Architecture Example

  • Primary replica (East Data Center).

  • Synchronous secondary replica (for HA).

  • Asynchronous secondary replica (for DR).

Pros

  • Fast failover.

  • Readable secondaries for analytics/reporting.

  • No shared storage dependency.

Cons

  • Requires Enterprise Edition for advanced features.

  • More complex to manage.

c. Log Shipping

  • Simple, time-tested technique for manual DR.

  • Transaction logs are continuously backed up from the primary server and restored on a secondary.

Pros

  • Easy to set up.

  • Works across SQL editions and versions.

Cons

  • No automatic failover.

  • Possible data loss between log backups.

d. Database Mirroring (Legacy)

  • Deprecated but still used in older systems.

  • Provides synchronous or asynchronous replication between principal and mirror servers.

Recommendation
Use Always On Availability Groups instead of mirroring for new deployments.

e. Geo-Replication (For Cloud SQL)

  • Used in Azure SQL Database or Managed Instance.

  • Creates readable geo-secondaries across regions.

  • Automatic failover supported in Auto-Failover Groups.

Use Case
Perfect for global applications that need cross-region resilience.
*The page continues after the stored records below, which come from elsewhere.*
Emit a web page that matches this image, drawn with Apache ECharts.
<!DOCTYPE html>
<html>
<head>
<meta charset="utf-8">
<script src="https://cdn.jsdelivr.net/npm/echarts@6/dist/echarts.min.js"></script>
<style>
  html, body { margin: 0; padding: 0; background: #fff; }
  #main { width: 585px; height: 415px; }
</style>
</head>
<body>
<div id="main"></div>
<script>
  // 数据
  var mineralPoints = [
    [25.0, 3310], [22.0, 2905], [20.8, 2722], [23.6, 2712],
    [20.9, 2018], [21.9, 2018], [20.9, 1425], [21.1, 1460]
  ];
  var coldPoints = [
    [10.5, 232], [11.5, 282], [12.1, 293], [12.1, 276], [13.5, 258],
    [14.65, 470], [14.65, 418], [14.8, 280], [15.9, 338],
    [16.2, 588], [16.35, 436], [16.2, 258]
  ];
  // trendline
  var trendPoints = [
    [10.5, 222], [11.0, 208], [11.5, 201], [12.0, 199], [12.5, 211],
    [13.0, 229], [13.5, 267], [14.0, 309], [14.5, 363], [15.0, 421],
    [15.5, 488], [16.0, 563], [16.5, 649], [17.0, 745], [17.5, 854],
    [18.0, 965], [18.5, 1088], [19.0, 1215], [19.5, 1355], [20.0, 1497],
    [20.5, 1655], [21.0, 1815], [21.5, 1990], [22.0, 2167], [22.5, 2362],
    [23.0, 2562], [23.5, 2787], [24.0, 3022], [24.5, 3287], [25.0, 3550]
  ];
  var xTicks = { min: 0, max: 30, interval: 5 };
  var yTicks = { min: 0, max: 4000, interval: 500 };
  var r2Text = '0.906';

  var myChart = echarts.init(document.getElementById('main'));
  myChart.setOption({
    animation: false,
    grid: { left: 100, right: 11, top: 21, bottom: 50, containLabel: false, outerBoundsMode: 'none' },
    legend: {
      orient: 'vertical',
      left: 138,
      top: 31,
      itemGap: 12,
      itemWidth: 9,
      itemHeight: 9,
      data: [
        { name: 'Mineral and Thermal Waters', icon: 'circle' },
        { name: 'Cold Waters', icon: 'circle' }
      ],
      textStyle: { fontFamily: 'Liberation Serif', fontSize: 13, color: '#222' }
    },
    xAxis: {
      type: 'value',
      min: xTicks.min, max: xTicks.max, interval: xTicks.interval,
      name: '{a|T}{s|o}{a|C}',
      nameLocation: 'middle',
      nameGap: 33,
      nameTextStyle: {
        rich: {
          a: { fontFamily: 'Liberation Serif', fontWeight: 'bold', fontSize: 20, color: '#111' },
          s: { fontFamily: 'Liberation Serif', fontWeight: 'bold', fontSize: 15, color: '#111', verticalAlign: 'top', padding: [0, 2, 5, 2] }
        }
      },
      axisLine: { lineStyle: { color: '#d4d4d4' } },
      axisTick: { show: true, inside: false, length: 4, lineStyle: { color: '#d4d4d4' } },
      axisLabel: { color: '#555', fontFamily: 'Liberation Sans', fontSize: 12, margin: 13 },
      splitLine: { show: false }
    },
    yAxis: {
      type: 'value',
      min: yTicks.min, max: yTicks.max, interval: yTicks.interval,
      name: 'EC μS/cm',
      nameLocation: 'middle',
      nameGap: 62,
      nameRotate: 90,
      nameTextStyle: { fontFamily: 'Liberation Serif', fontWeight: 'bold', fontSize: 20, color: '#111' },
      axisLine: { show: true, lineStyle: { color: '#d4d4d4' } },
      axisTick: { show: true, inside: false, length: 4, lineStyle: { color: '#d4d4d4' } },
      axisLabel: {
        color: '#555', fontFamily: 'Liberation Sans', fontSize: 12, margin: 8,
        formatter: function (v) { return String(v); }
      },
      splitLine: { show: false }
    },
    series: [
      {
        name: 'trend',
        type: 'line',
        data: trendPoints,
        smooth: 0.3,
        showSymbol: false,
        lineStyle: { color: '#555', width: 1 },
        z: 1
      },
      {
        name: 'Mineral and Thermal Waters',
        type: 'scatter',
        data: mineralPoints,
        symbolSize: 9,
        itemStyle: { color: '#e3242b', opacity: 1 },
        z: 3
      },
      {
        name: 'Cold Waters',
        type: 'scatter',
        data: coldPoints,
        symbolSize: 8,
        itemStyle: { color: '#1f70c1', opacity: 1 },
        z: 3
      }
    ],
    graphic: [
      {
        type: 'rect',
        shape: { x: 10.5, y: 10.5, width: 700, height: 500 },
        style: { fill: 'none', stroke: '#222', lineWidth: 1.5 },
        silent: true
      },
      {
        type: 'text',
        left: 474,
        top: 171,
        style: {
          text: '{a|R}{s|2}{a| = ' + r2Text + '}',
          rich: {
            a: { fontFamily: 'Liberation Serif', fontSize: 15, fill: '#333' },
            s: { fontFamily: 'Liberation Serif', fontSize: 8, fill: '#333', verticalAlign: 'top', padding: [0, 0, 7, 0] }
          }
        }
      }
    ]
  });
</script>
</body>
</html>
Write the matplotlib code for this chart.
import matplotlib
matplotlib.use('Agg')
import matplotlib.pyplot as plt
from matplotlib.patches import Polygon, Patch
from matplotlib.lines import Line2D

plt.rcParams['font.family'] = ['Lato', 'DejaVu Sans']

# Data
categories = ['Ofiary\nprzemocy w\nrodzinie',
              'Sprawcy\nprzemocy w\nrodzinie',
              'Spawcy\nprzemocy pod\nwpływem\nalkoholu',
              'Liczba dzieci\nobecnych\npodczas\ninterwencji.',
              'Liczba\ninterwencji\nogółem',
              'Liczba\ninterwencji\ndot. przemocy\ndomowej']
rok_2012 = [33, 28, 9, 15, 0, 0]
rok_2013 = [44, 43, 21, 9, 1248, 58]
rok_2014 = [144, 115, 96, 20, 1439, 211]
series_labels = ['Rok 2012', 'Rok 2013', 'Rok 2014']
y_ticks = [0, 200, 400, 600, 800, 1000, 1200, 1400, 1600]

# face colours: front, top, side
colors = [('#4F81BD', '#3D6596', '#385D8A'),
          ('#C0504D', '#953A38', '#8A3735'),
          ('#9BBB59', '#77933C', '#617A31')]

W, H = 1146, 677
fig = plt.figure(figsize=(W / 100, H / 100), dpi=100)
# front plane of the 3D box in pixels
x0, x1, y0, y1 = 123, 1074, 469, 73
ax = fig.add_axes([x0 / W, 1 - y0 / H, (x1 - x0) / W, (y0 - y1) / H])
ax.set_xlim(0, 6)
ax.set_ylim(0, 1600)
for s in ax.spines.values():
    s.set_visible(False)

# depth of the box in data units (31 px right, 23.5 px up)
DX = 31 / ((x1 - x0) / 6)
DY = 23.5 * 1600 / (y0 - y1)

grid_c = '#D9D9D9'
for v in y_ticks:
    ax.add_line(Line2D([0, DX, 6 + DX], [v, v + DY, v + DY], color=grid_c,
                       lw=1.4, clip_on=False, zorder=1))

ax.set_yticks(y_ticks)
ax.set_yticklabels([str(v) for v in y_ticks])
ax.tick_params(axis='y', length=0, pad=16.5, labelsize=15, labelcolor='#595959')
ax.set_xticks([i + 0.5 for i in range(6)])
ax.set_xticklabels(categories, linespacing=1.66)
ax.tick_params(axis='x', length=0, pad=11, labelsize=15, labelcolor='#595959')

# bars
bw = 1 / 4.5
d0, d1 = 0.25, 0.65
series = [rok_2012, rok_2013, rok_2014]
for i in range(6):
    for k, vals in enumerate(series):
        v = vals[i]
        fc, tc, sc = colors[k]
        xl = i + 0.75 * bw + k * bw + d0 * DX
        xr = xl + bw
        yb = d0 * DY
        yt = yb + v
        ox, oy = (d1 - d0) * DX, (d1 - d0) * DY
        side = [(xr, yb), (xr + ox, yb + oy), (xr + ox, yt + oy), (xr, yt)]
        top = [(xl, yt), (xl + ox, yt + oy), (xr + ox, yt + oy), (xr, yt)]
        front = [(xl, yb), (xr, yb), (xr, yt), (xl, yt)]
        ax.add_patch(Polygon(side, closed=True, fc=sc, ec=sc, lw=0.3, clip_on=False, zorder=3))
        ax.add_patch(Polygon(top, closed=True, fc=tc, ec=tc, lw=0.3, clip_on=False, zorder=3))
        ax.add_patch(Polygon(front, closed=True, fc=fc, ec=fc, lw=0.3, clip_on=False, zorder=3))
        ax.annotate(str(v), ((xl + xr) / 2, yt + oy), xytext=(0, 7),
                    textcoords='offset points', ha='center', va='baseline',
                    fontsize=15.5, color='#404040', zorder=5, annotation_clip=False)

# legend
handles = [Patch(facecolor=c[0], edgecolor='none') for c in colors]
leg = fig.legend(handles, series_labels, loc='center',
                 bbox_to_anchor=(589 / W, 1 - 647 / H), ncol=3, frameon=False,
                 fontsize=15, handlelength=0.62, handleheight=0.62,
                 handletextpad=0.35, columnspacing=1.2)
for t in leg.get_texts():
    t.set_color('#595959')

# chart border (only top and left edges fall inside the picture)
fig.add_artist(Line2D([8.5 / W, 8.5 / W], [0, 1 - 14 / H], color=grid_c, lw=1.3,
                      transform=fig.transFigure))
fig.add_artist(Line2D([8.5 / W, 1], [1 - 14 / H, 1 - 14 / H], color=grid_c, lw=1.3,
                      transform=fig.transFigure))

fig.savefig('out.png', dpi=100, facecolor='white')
3. Choosing the Right Pattern

RequirementRecommended Pattern
Local HA (same data center)Always On FCI or AG
HA + DR (across sites)Always On AG with asynchronous replica
Simplicity / Legacy SupportLog Shipping
Cloud DeploymentAzure Auto-Failover Groups
Readable DR copiesAlways On AG (Read replicas)

4. Design Flowchart

Flowchart: SQL Server HA/DR Decision Workflow

             ┌───────────────────────┐
             │ Do you need automatic │
             │ failover?             │
             └────────────┬──────────┘
                          │ Yes
                          ▼
           ┌─────────────────────────────┐
           │ Do you need instance-level  │
           │ protection?                 │
           └────────────┬────────────────┘
                        │ Yes                    │ No
                        ▼                        ▼
     ┌────────────────────────┐    ┌───────────────────────────┐
     │ Always On Failover     │    │ Always On Availability     │
     │ Cluster Instance (FCI) │    │ Groups (AG)                │
     └────────────────────────┘    └───────────────────────────┘

5. Best Practices

  • Synchronous replication for HA within the same region.
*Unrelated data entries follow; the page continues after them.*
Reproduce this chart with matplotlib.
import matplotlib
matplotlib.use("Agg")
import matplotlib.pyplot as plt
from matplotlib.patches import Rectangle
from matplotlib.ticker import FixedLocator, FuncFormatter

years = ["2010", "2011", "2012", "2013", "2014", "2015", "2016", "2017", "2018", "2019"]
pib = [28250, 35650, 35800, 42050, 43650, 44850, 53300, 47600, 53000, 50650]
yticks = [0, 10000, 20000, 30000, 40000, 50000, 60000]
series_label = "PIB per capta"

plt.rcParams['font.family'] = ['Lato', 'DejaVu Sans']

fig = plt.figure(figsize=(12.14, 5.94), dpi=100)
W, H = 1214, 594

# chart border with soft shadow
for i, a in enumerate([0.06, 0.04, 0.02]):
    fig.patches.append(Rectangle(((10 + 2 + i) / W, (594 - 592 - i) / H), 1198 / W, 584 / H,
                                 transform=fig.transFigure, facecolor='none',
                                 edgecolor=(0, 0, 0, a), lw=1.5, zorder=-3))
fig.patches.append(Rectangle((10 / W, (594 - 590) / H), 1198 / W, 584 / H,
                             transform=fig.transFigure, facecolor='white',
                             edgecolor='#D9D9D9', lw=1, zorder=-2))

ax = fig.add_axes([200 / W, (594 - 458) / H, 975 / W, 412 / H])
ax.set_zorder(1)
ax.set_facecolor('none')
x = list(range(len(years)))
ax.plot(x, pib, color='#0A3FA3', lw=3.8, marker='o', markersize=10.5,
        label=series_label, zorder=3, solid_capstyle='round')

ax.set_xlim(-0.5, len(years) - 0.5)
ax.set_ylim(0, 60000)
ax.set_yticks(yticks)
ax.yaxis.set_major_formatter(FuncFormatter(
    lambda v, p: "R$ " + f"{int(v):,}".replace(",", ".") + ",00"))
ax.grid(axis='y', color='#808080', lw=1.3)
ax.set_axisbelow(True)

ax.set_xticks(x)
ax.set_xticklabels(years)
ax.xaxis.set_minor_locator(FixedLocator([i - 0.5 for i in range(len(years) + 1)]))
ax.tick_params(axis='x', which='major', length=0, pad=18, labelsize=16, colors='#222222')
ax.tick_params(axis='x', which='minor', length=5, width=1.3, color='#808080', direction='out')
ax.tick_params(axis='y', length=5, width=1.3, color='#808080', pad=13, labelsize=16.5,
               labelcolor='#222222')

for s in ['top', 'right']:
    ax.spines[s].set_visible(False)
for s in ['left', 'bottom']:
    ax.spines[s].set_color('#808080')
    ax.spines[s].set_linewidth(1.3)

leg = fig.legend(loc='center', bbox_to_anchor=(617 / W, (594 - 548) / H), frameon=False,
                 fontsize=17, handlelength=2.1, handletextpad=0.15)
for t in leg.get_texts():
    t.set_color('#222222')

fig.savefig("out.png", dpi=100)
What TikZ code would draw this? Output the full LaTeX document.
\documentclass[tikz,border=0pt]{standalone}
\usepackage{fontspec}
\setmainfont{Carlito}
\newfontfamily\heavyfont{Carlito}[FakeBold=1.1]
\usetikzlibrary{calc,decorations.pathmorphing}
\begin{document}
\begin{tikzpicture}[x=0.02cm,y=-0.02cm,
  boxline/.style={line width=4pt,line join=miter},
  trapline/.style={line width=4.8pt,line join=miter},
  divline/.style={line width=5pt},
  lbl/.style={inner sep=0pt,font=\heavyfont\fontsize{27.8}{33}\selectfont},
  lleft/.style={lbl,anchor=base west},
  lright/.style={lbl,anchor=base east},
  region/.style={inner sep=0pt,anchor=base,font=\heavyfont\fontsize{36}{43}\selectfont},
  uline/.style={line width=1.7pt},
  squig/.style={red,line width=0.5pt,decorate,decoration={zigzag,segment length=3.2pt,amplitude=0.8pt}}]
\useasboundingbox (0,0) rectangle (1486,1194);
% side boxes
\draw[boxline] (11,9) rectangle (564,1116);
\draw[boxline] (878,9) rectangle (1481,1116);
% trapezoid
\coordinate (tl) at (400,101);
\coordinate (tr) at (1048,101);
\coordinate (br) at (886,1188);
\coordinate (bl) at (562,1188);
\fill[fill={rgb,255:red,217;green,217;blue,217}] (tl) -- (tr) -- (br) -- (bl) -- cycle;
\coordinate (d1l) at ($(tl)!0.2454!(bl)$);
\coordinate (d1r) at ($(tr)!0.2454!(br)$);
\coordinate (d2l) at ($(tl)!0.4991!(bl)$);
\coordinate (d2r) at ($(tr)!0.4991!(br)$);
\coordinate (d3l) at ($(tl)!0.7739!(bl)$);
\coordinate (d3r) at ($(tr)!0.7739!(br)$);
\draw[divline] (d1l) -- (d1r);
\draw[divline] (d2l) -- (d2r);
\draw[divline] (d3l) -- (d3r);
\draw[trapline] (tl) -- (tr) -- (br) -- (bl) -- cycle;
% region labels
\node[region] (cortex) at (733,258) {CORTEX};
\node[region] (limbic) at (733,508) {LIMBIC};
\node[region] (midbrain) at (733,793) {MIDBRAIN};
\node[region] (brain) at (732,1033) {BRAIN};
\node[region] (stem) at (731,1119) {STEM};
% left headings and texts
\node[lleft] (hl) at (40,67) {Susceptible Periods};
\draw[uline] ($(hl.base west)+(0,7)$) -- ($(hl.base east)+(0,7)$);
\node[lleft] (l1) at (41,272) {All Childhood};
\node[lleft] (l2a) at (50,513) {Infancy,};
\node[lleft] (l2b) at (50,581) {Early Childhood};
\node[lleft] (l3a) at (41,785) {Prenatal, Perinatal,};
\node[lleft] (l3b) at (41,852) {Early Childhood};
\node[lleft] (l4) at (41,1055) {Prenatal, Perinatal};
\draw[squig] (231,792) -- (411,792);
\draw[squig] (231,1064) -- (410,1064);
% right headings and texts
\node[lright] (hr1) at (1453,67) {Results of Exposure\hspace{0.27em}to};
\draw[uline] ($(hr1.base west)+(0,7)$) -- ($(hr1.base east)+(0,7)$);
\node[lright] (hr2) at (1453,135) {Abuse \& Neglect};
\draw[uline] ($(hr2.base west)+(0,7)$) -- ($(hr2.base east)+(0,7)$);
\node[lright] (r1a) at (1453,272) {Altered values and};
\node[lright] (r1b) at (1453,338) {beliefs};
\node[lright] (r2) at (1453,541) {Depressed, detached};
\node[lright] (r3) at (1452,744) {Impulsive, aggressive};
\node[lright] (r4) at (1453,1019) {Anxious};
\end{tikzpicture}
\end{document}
  • Asynchronous replication for DR across regions.

  • ✅ Use automatic failover for mission-critical databases.

  • ✅ Regularly test your failover and recovery procedures.

  • ✅ Implement monitoring (SQL Agent Alerts, Azure Monitor, or Grafana).
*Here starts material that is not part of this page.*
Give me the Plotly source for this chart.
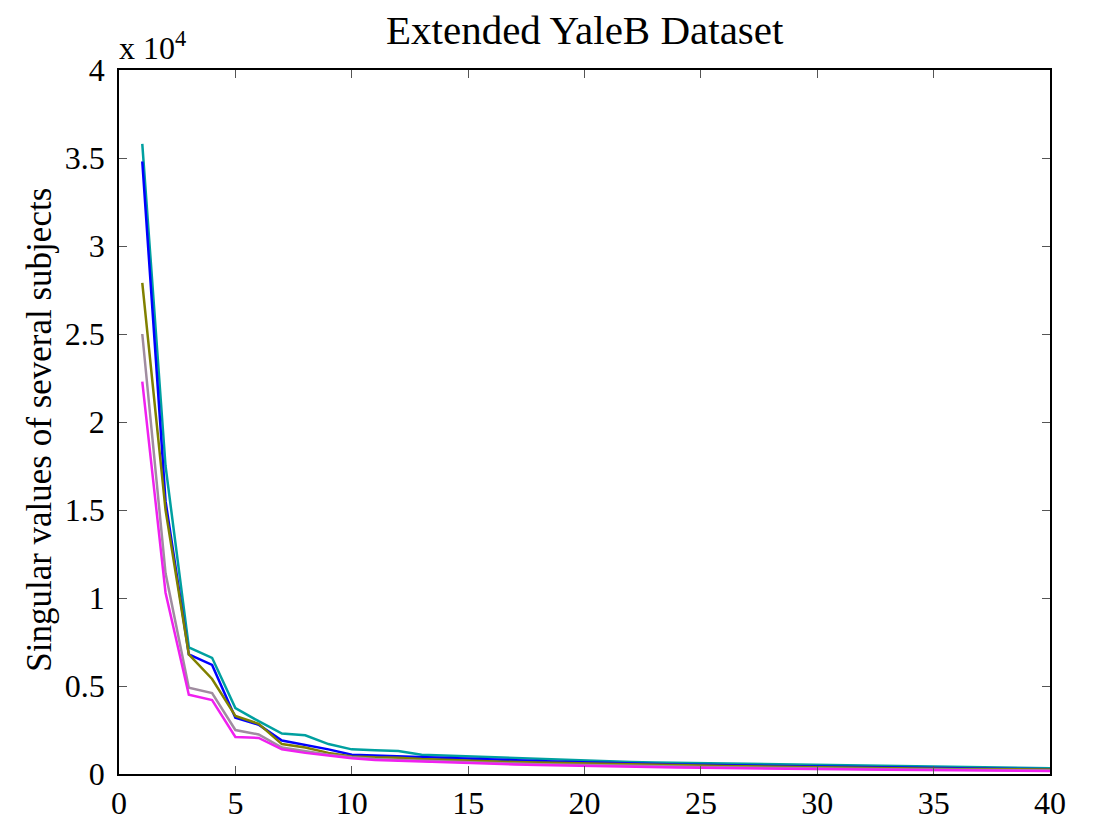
import plotly.graph_objects as go

x_index = list(range(1, 41))

teal = [3.58, 1.75, 0.72, 0.66, 0.375, 0.30, 0.23, 0.22, 0.17, 0.14,
        0.135, 0.13, 0.11, 0.105, 0.10, 0.095, 0.09, 0.087, 0.083, 0.078,
        0.073, 0.068, 0.066, 0.064, 0.062, 0.06, 0.058, 0.056, 0.054, 0.052,
        0.05, 0.048, 0.046, 0.044, 0.042, 0.040, 0.038, 0.036, 0.035, 0.033]
blue = [3.48, 1.55, 0.68, 0.62, 0.32, 0.28, 0.19, 0.165, 0.14, 0.11,
        0.105, 0.10, 0.095, 0.09, 0.085, 0.08, 0.077, 0.074, 0.07, 0.066,
        0.062, 0.058, 0.056, 0.054, 0.052, 0.05, 0.048, 0.046, 0.044, 0.042,
        0.04, 0.038, 0.036, 0.034, 0.033, 0.032, 0.03, 0.029, 0.028, 0.027]
olive = [2.79, 1.50, 0.68, 0.54, 0.33, 0.285, 0.17, 0.15, 0.12, 0.10,
         0.095, 0.093, 0.085, 0.08, 0.076, 0.072, 0.068, 0.065, 0.062, 0.06,
         0.057, 0.054, 0.052, 0.05, 0.048, 0.046, 0.044, 0.042, 0.04, 0.038,
         0.036, 0.034, 0.033, 0.032, 0.03, 0.029, 0.028, 0.027, 0.026, 0.025]
gray = [2.50, 1.14, 0.49, 0.46, 0.25, 0.225, 0.15, 0.13, 0.11, 0.095,
        0.085, 0.08, 0.075, 0.07, 0.066, 0.062, 0.059, 0.056, 0.053, 0.05,
        0.048, 0.046, 0.044, 0.042, 0.04, 0.038, 0.036, 0.034, 0.032, 0.031,
        0.03, 0.028, 0.027, 0.026, 0.025, 0.024, 0.023, 0.022, 0.021, 0.02]
magenta = [2.23, 1.03, 0.45, 0.42, 0.21, 0.205, 0.14, 0.12, 0.105, 0.09,
           0.08, 0.075, 0.07, 0.065, 0.06, 0.057, 0.054, 0.051, 0.048, 0.045,
           0.043, 0.041, 0.039, 0.037, 0.035, 0.033, 0.031, 0.03, 0.029, 0.028,
           0.026, 0.025, 0.024, 0.023, 0.022, 0.021, 0.02, 0.019, 0.018, 0.017]

series = [
    ("subject A", teal, "#00a0a0"),
    ("subject B", blue, "#0000ff"),
    ("subject C", olive, "#808000"),
    ("subject D", gray, "#a08ca0"),
    ("subject E", magenta, "#f020f0"),
]

x_ticks = [0, 5, 10, 15, 20, 25, 30, 35, 40]
y_ticks = [0, 0.5, 1, 1.5, 2, 2.5, 3, 3.5, 4]
y_tick_text = ["0", "0.5", "1", "1.5", "2", "2.5", "3", "3.5", "4"]

font_family = "Liberation Serif, Times New Roman, serif"

fig = go.Figure()
for name, vals, col in series:
    fig.add_trace(go.Scatter(x=x_index, y=vals, mode="lines", name=name,
                             line=dict(color=col, width=2.5)))

axis_common = dict(showgrid=False, zeroline=False, showline=True,
                   linecolor="black", linewidth=1.5, mirror="ticks",
                   ticks="inside", ticklen=8, tickwidth=1, tickcolor="#555555",
                   tickfont=dict(family=font_family, size=32, color="black"))

fig.update_xaxes(range=[0, 40], tickvals=x_ticks, **axis_common)
fig.update_yaxes(range=[0, 4], tickvals=y_ticks, ticktext=y_tick_text,
                 ticklabelstandoff=6, **axis_common)

fig.update_layout(
    width=1096, height=833,
    margin=dict(l=119, r=46, t=70, b=39),
    paper_bgcolor="white", plot_bgcolor="white",
    showlegend=False,
    title=dict(text="Extended YaleB Dataset", x=0.5335, xanchor="center",
               y=1 - 30 / 833, yanchor="middle",
               font=dict(family=font_family, size=41, color="black")),
    annotations=[
        dict(text="x 10<sup>4</sup>", xref="paper", yref="paper",
             x=0, y=1, xanchor="left", yanchor="bottom", showarrow=False,
             yshift=2, xshift=-2,
             font=dict(family=font_family, size=32, color="black")),
        dict(text="Singular values of several subjects", xref="paper", yref="paper",
             x=(40 - 119) / 931, y=(794 - 440) / 724, xanchor="center", yanchor="middle",
             textangle=-90, showarrow=False,
             font=dict(family=font_family, size=35, color="black")),
    ],
)

fig.write_html("out.html")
  • ✅ Protect endpoints with SSL encryption and firewall rules.

  • ✅ Keep backups separate from the HA/DR cluster.

6. Monitoring and Observability

To maintain availability, monitoring is key.
Use tools like:

  • SQL Server Management Studio (SSMS) Dashboard

  • SQL Server Distributed Replay Utility

  • Azure Monitor or Elastic Stack (ELK) for log analysis

Track metrics such as:

  • Replica synchronization state

  • Failover readiness

  • Transaction delay (latency)

7. Example Architecture

Scenario
A financial ERP system deployed in two regions (East US & Central US).

  • Primary replica: East US (synchronous).

  • Secondary replica: Central US (asynchronous).

  • Failover mode: Automatic (HA) and manual (DR).

  • Backup storage: Azure Blob for off-site backup.

8. Future Outlook: SQL Server 2025 & Beyond

With SQL Server 2025, Microsoft is integrating:

  • AI-assisted anomaly detection for replica health.

  • Hybrid replication between on-prem and Azure SQL.

  • Vectorized performance improvements for faster recovery.

  • Declarative failover policies in cloud-native deployments.

Conclusion

High availability and disaster recovery are not just IT strategies—they’re the foundation of business continuity. By combining Always On technologies, proper design patterns, and proactive monitoring, developers and DBAs can ensure that their SQL Server environments remain resilient, responsive, and ready for any challenge.

Whether you’re running an on-prem ERP system or a multi-region cloud database, SQL Server 2025’s HA/DR capabilities help you stay always on, always secure, and always prepared.